* START Given material *
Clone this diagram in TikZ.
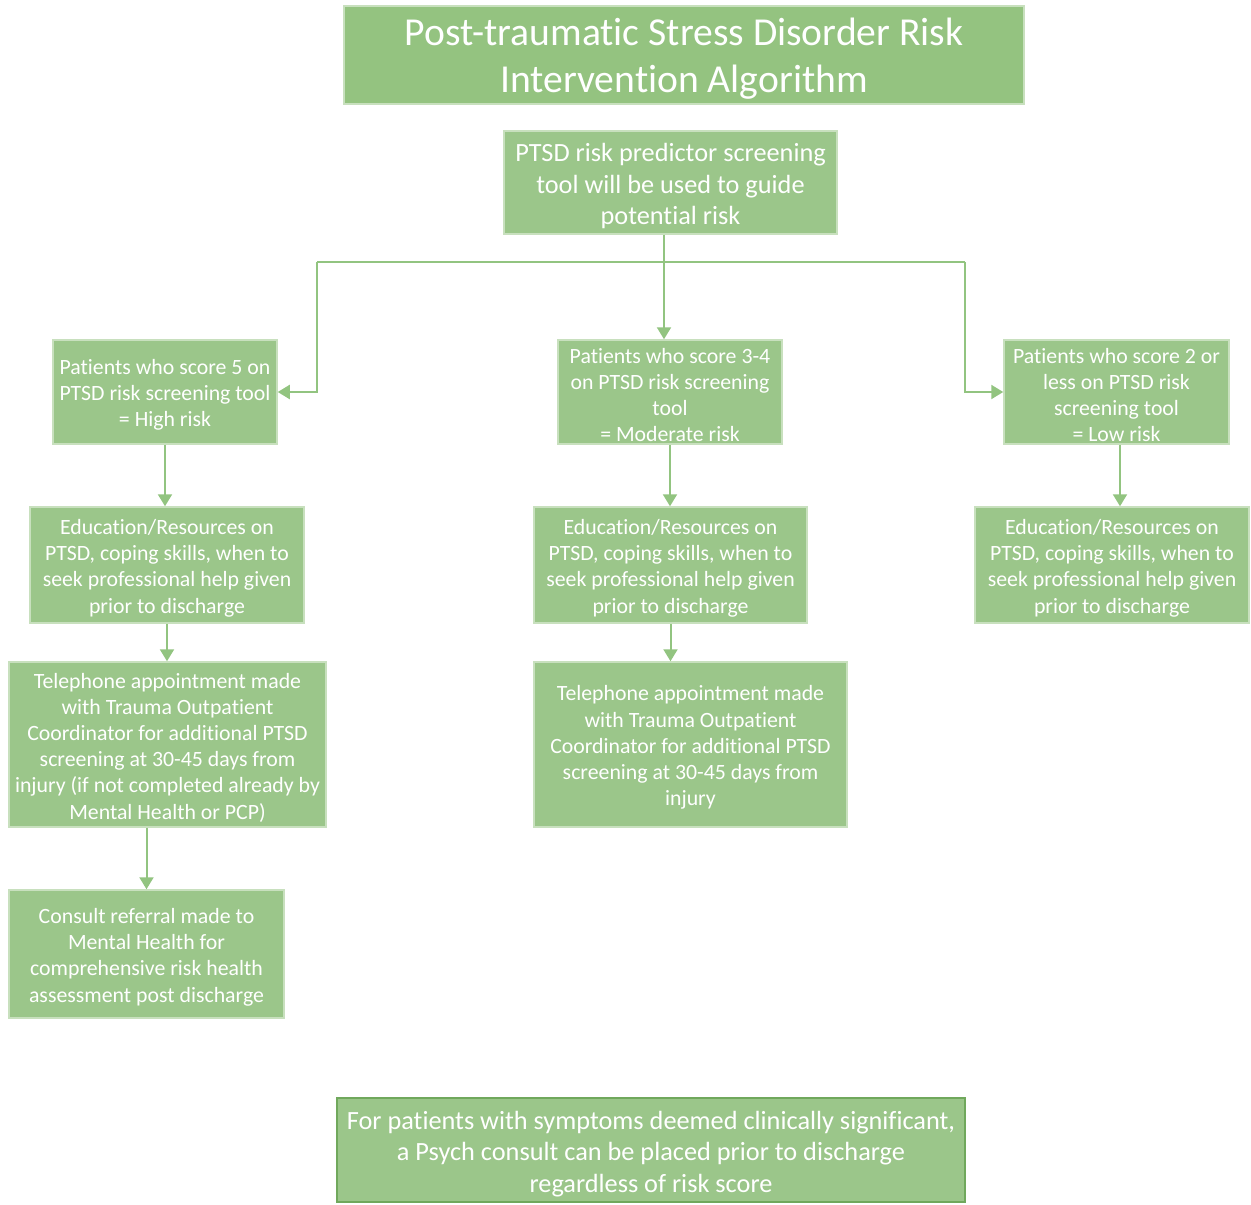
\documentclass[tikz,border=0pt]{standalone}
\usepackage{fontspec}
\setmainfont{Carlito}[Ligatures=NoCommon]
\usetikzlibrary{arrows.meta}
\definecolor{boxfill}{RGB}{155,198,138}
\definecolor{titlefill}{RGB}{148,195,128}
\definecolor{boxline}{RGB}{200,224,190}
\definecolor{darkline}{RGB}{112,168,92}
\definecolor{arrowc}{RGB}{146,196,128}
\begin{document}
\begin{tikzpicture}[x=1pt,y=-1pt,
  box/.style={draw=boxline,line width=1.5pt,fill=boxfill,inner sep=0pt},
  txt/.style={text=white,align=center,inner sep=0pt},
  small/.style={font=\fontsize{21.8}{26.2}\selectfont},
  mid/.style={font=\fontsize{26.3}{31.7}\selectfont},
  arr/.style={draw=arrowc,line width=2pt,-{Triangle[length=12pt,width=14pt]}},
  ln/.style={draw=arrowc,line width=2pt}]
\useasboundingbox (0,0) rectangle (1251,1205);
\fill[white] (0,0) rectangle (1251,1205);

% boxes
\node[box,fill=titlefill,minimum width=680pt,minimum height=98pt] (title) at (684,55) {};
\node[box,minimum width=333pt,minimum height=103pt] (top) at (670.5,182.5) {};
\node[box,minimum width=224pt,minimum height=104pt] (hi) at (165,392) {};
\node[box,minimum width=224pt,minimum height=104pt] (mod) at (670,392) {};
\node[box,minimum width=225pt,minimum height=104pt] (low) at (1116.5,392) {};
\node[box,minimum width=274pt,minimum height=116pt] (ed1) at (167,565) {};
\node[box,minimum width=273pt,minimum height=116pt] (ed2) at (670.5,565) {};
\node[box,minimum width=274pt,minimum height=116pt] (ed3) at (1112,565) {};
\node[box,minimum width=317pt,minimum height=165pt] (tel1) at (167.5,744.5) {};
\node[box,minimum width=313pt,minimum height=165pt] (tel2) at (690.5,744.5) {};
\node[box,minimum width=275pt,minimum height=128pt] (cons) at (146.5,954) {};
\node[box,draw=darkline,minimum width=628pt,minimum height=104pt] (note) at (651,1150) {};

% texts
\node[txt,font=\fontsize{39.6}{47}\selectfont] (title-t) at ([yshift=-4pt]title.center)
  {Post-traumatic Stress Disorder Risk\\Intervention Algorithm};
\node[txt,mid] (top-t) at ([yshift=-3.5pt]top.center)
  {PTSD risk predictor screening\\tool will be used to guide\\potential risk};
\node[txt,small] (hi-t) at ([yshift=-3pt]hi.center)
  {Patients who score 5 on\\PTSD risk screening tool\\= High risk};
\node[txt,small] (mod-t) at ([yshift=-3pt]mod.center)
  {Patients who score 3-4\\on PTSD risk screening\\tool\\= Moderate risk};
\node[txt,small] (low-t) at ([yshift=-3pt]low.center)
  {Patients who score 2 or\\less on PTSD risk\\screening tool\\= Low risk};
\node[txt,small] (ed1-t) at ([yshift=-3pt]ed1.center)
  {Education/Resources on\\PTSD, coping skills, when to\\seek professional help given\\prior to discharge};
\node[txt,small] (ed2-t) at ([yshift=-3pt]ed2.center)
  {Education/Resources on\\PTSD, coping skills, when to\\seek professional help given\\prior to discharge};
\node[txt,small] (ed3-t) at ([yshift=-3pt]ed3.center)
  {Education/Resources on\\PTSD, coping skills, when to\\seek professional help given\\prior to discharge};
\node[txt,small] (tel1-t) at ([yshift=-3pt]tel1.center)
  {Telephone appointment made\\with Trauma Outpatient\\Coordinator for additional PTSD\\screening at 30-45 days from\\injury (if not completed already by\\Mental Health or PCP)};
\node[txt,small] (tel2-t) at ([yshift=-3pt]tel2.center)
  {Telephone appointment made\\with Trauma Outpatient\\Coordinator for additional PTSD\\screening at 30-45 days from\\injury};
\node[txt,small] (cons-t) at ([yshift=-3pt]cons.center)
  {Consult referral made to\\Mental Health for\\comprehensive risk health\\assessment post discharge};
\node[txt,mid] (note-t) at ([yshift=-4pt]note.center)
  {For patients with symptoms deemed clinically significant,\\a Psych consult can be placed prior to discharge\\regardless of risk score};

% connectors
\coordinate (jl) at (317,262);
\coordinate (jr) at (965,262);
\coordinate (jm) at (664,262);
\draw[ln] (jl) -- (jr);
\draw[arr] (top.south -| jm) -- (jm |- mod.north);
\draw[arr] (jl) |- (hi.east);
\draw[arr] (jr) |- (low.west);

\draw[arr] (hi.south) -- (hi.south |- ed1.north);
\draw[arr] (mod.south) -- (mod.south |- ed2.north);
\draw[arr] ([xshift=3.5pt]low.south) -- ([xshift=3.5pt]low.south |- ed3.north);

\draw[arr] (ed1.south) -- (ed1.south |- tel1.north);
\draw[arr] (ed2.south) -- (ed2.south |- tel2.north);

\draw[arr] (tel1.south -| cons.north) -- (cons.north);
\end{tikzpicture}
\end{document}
* END Given material *
Required task
Skipping the pictures, transcribe each line above exactly as it appears.

Reply
Clone this diagram in TikZ.
\documentclass[tikz,border=0pt]{standalone}
\usepackage{fontspec}
\setmainfont{Carlito}[Ligatures=NoCommon]
\usetikzlibrary{arrows.meta}
\definecolor{boxfill}{RGB}{155,198,138}
\definecolor{titlefill}{RGB}{148,195,128}
\definecolor{boxline}{RGB}{200,224,190}
\definecolor{darkline}{RGB}{112,168,92}
\definecolor{arrowc}{RGB}{146,196,128}
\begin{document}
\begin{tikzpicture}[x=1pt,y=-1pt,
  box/.style={draw=boxline,line width=1.5pt,fill=boxfill,inner sep=0pt},
  txt/.style={text=white,align=center,inner sep=0pt},
  small/.style={font=\fontsize{21.8}{26.2}\selectfont},
  mid/.style={font=\fontsize{26.3}{31.7}\selectfont},
  arr/.style={draw=arrowc,line width=2pt,-{Triangle[length=12pt,width=14pt]}},
  ln/.style={draw=arrowc,line width=2pt}]
\useasboundingbox (0,0) rectangle (1251,1205);
\fill[white] (0,0) rectangle (1251,1205);

% boxes
\node[box,fill=titlefill,minimum width=680pt,minimum height=98pt] (title) at (684,55) {};
\node[box,minimum width=333pt,minimum height=103pt] (top) at (670.5,182.5) {};
\node[box,minimum width=224pt,minimum height=104pt] (hi) at (165,392) {};
\node[box,minimum width=224pt,minimum height=104pt] (mod) at (670,392) {};
\node[box,minimum width=225pt,minimum height=104pt] (low) at (1116.5,392) {};
\node[box,minimum width=274pt,minimum height=116pt] (ed1) at (167,565) {};
\node[box,minimum width=273pt,minimum height=116pt] (ed2) at (670.5,565) {};
\node[box,minimum width=274pt,minimum height=116pt] (ed3) at (1112,565) {};
\node[box,minimum width=317pt,minimum height=165pt] (tel1) at (167.5,744.5) {};
\node[box,minimum width=313pt,minimum height=165pt] (tel2) at (690.5,744.5) {};
\node[box,minimum width=275pt,minimum height=128pt] (cons) at (146.5,954) {};
\node[box,draw=darkline,minimum width=628pt,minimum height=104pt] (note) at (651,1150) {};

% texts
\node[txt,font=\fontsize{39.6}{47}\selectfont] (title-t) at ([yshift=-4pt]title.center)
  {Post-traumatic Stress Disorder Risk\\Intervention Algorithm};
\node[txt,mid] (top-t) at ([yshift=-3.5pt]top.center)
  {PTSD risk predictor screening\\tool will be used to guide\\potential risk};
\node[txt,small] (hi-t) at ([yshift=-3pt]hi.center)
  {Patients who score 5 on\\PTSD risk screening tool\\= High risk};
\node[txt,small] (mod-t) at ([yshift=-3pt]mod.center)
  {Patients who score 3-4\\on PTSD risk screening\\tool\\= Moderate risk};
\node[txt,small] (low-t) at ([yshift=-3pt]low.center)
  {Patients who score 2 or\\less on PTSD risk\\screening tool\\= Low risk};
\node[txt,small] (ed1-t) at ([yshift=-3pt]ed1.center)
  {Education/Resources on\\PTSD, coping skills, when to\\seek professional help given\\prior to discharge};
\node[txt,small] (ed2-t) at ([yshift=-3pt]ed2.center)
  {Education/Resources on\\PTSD, coping skills, when to\\seek professional help given\\prior to discharge};
\node[txt,small] (ed3-t) at ([yshift=-3pt]ed3.center)
  {Education/Resources on\\PTSD, coping skills, when to\\seek professional help given\\prior to discharge};
\node[txt,small] (tel1-t) at ([yshift=-3pt]tel1.center)
  {Telephone appointment made\\with Trauma Outpatient\\Coordinator for additional PTSD\\screening at 30-45 days from\\injury (if not completed already by\\Mental Health or PCP)};
\node[txt,small] (tel2-t) at ([yshift=-3pt]tel2.center)
  {Telephone appointment made\\with Trauma Outpatient\\Coordinator for additional PTSD\\screening at 30-45 days from\\injury};
\node[txt,small] (cons-t) at ([yshift=-3pt]cons.center)
  {Consult referral made to\\Mental Health for\\comprehensive risk health\\assessment post discharge};
\node[txt,mid] (note-t) at ([yshift=-4pt]note.center)
  {For patients with symptoms deemed clinically significant,\\a Psych consult can be placed prior to discharge\\regardless of risk score};

% connectors
\coordinate (jl) at (317,262);
\coordinate (jr) at (965,262);
\coordinate (jm) at (664,262);
\draw[ln] (jl) -- (jr);
\draw[arr] (top.south -| jm) -- (jm |- mod.north);
\draw[arr] (jl) |- (hi.east);
\draw[arr] (jr) |- (low.west);

\draw[arr] (hi.south) -- (hi.south |- ed1.north);
\draw[arr] (mod.south) -- (mod.south |- ed2.north);
\draw[arr] ([xshift=3.5pt]low.south) -- ([xshift=3.5pt]low.south |- ed3.north);

\draw[arr] (ed1.south) -- (ed1.south |- tel1.north);
\draw[arr] (ed2.south) -- (ed2.south |- tel2.north);

\draw[arr] (tel1.south -| cons.north) -- (cons.north);
\end{tikzpicture}
\end{document}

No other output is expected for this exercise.